JACKSONVILLE, N.C. (WITN) - The summer heat is once again leading law enforcement and other experts to warn against children and pets being left in hot cars.
So far this year, two children nationwide have died after being left in hot cars, including a five-month-old in Iredell County, North Carolina. Police say the baby was left in a hot car for hours.
It was only about 70-degrees in Iredell County when that happened, according to the National Safety Council. According to data from Colorado State University, at that temperature, a closed car can jump nearly 20-degrees in just ten minutes.
“Your children are your precious cargo,” said Sgt. Vincent Waddell with the Jacksonville Police Department. “Never leave a kid or a pet alone inside your car, especially with it being hot outside.

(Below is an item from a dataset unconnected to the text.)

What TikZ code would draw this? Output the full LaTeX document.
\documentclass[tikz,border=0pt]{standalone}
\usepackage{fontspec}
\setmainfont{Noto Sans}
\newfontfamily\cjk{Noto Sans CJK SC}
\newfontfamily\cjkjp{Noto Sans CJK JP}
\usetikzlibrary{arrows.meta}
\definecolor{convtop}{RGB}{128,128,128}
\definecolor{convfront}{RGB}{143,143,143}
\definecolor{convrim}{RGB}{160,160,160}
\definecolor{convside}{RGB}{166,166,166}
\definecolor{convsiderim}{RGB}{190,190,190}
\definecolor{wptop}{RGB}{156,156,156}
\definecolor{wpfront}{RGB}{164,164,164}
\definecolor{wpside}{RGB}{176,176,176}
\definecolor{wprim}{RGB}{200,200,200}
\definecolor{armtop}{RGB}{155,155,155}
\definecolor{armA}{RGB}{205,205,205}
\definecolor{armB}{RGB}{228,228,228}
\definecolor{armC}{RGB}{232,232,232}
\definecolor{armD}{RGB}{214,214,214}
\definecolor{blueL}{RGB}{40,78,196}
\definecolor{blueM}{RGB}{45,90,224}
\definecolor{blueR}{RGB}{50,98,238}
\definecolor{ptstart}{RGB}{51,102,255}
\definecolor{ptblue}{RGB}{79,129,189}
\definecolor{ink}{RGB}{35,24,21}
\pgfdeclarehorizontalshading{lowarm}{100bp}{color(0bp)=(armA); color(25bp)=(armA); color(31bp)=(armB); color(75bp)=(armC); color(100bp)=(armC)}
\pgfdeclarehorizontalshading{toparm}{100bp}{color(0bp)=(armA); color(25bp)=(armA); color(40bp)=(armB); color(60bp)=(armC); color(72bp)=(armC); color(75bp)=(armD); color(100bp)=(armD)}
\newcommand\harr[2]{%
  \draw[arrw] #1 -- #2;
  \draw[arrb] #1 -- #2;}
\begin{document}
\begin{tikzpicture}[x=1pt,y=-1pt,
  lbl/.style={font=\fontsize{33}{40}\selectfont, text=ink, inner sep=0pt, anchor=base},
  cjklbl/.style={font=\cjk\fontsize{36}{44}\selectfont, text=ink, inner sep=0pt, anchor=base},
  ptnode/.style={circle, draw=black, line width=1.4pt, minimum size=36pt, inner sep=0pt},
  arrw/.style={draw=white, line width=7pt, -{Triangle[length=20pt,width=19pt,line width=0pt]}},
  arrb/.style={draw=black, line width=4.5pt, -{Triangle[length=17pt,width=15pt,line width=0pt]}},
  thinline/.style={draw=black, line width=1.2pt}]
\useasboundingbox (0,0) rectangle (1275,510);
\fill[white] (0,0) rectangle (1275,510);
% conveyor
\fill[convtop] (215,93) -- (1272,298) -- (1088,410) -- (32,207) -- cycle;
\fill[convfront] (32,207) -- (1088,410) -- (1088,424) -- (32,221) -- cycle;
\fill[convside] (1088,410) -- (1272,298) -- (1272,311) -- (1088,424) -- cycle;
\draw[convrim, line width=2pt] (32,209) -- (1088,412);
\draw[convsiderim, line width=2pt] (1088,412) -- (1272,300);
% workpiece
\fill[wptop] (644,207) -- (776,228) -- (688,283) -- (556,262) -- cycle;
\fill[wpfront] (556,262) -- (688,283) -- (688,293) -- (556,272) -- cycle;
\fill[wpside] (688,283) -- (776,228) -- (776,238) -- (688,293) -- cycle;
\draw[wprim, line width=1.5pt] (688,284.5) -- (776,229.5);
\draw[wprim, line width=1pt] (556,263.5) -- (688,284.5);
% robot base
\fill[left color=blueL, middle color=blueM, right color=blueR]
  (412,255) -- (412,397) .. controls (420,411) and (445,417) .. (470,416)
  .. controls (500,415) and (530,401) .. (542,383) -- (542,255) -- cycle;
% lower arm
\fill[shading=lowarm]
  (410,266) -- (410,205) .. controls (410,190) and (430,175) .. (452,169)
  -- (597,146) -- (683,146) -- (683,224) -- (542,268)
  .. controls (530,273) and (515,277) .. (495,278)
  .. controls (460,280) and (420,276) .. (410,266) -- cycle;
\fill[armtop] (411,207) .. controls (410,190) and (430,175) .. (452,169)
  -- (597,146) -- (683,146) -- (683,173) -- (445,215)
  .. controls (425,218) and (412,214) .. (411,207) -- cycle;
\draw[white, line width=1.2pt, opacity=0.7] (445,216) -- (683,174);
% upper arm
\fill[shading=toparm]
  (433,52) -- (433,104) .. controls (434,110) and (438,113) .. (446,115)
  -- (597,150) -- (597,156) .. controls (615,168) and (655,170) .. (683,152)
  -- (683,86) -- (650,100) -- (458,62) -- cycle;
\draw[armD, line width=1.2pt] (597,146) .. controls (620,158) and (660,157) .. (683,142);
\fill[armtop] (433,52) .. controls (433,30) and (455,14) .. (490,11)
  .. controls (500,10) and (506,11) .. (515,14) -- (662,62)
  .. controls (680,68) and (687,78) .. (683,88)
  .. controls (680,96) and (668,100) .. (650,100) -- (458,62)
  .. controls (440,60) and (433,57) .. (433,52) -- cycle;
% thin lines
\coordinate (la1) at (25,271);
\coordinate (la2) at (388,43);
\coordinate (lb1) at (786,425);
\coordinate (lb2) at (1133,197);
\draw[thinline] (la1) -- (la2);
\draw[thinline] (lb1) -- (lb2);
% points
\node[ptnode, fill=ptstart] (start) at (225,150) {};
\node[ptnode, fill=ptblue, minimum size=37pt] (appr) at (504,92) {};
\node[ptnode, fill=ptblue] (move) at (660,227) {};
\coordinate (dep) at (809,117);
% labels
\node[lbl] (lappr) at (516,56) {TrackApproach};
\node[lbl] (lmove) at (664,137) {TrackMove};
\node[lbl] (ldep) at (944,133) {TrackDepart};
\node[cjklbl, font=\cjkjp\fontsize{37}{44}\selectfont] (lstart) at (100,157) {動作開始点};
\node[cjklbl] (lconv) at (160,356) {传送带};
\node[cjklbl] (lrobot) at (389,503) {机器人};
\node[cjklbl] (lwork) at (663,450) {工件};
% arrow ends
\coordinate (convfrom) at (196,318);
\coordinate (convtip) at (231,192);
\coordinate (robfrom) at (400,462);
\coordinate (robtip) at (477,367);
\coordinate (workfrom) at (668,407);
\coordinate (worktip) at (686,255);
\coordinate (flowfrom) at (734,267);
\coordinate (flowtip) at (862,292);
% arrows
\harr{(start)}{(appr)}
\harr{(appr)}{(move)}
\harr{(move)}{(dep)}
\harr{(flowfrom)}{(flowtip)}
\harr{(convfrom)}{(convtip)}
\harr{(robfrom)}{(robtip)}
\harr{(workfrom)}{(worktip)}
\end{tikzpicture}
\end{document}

We definitely don’t want heatstroke or anything like that.”
An average of 38 children under the age of 15 die every year because of hot cars, according to the National Safety Council.

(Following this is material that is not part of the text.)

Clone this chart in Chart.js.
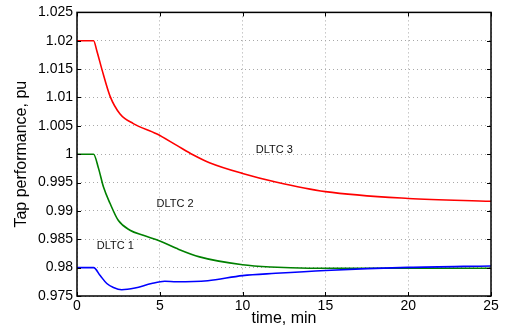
<!DOCTYPE html>
<html>
<head>
<meta charset="utf-8">
<script src="https://cdn.jsdelivr.net/npm/chart.js@4"></script>
<style>
    html, body { margin: 0; padding: 0; background: #fff; }
    #wrap { width: 510px; height: 328px; }
</style>
</head>
<body>
<div id="wrap"><canvas id="grafico" width="510" height="328"></canvas></div>
<script>
// dados
const tempo1 = [0, 1, 1.4, 1.8, 2.2, 2.7, 3.5, 4.5, 5.3, 6, 7.9, 10, 12, 15, 20, 25];
const dltc1 = [0.98, 0.98, 0.9786, 0.9772, 0.9765, 0.9761, 0.9764, 0.9772, 0.9776, 0.9775, 0.9777, 0.9786, 0.9790, 0.9795, 0.98005, 0.9803];

const tempo2 = [0, 1, 1.3, 1.6, 2, 2.5, 3.2, 4, 5, 6, 7.4, 10, 11.7, 14, 20, 25];
const dltc2 = [1.0, 1.0, 0.9975, 0.9942, 0.9913, 0.9883, 0.9866, 0.9857, 0.9847, 0.9834, 0.9819, 0.9805, 0.9801, 0.9799, 0.9799, 0.9799];

const tempo3 = [0, 1, 1.2, 1.5, 2, 2.6, 3.4, 4.8, 6, 7, 8, 10, 12, 15, 20, 25];
const dltc3 = [1.02, 1.02, 1.0182, 1.0150, 1.0102, 1.0071, 1.0054, 1.0036, 1.0016, 0.9999, 0.9985, 0.9966, 0.9951, 0.9934, 0.9922, 0.9917];

const ticksX = [0, 5, 10, 15, 20, 25];
const ticksY = [0.975, 0.98, 0.985, 0.99, 0.995, 1, 1.005, 1.01, 1.015, 1.02, 1.025];

const rotulos = [
    { texto: 'DLTC 1', x: 1.2, y: 0.9839 },
    { texto: 'DLTC 2', x: 4.8, y: 0.9912 },
    { texto: 'DLTC 3', x: 10.8, y: 1.0007 }
];

const fonte = 'Liberation Sans, Arial, Helvetica, sans-serif';

function pontos(xs, ys) {
    return xs.map((x, i) => ({ x, y: ys[i] }));
}

function serie(label, xs, ys, cor) {
    return {
        label,
        data: pontos(xs, ys),
        borderColor: cor,
        borderWidth: 1.6,
        pointRadius: 0,
        fill: false,
        cubicInterpolationMode: 'monotone'
    };
}

// moldura preta com marcas internas (estilo matlab)
const moldura = {
    id: 'moldura',
    afterDatasetsDraw(chart) {
        const { ctx, chartArea: a, scales } = chart;
        ctx.save();
        ctx.strokeStyle = '#000';
        ctx.lineWidth = 1.5;
        ctx.strokeRect(a.left, a.top, a.right - a.left, a.bottom - a.top);
        ctx.lineWidth = 1;
        ctx.beginPath();
        ticksX.forEach(v => {
            const px = Math.round(scales.x.getPixelForValue(v)) + 0.5;
            ctx.moveTo(px, a.bottom); ctx.lineTo(px, a.bottom - 4);
            ctx.moveTo(px, a.top); ctx.lineTo(px, a.top + 4);
        });
        ticksY.forEach(v => {
            const py = Math.round(scales.y.getPixelForValue(v)) + 0.5;
            ctx.moveTo(a.left, py); ctx.lineTo(a.left + 4, py);
            ctx.moveTo(a.right, py); ctx.lineTo(a.right - 4, py);
        });
        ctx.stroke();

        ctx.fillStyle = '#111';
        ctx.font = '11px ' + fonte;
        ctx.textBaseline = 'middle';
        ctx.textAlign = 'left';
        rotulos.forEach(r => {
            ctx.fillText(r.texto, scales.x.getPixelForValue(r.x), scales.y.getPixelForValue(r.y));
        });
        ctx.restore();
    }
};

new Chart(document.getElementById('grafico'), {
    type: 'line',
    data: {
        datasets: [
            serie('DLTC 1', tempo1, dltc1, '#0000ff'),
            serie('DLTC 2', tempo2, dltc2, '#008000'),
            serie('DLTC 3', tempo3, dltc3, '#ff0000')
        ]
    },
    options: {
        responsive: false,
        animation: false,
        layout: { padding: { left: 12, right: 19, top: 12, bottom: 0 } },
        plugins: { legend: { display: false }, tooltip: { enabled: false } },
        scales: {
            x: {
                type: 'linear',
                min: 0,
                max: 25,
                afterBuildTicks: s => { s.ticks = ticksX.map(v => ({ value: v })); },
                afterFit: s => { s.height = 32; },
                grid: { color: '#a8a8a8', drawTicks: false },
                border: { display: false, dash: [1, 3] },
                ticks: { color: '#000', font: { family: fonte, size: 14 }, padding: 2, maxRotation: 0 },
                title: { display: true, text: 'time, min', color: '#000', font: { family: fonte, size: 16 }, padding: { top: 0, bottom: 0 } }
            },
            y: {
                min: 0.975,
                max: 1.025,
                afterBuildTicks: s => { s.ticks = ticksY.map(v => ({ value: v })); },
                afterFit: s => { s.width = 65; },
                grid: { color: '#a8a8a8', drawTicks: false },
                border: { display: false, dash: [1, 3] },
                ticks: {
                    color: '#000',
                    font: { family: fonte, size: 14 },
                    padding: 4,
                    callback: v => String(Number(v.toFixed(3)))
                },
                title: { display: true, text: 'Tap performance, pu', color: '#000', font: { family: fonte, size: 16 }, padding: { top: 0, bottom: 0 } }
            }
        }
    },
    plugins: [moldura]
});
</script>
</body>
</html>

Law enforcement says you should leave pets at home if you are going somewhere where they’re not allowed, or to bring a friend along to watch your child or pet in the car while you’re there. But police say leaving your car running with a child or pet inside opens you up to potential theft.
“It doesn’t take much in the way of solar radiation to come into a car to really heat up the temperatures on the inside,” said WITN Meteorologist Phillip Williams. “Even on a cloudier day, you still get enough radiation to heat up the temperatures inside a closed car.”
Experts also recommend keeping keys or key fobs away from children so they don’t get ahold of them and try and play in a vehicle. Police also say you should leave items in the backseat that you would never leave the car without, like a cell phone, backpack or even taking off your left shoe. They say that can prevent the fairly-common trend of drivers becoming distracted and forgetting your child or pet was in the car, to begin with.
“If you see a kid in there in distress, make sure you act. Call 911 immediately,” said Waddell. “We will get an officer out there so that way we can help them out.”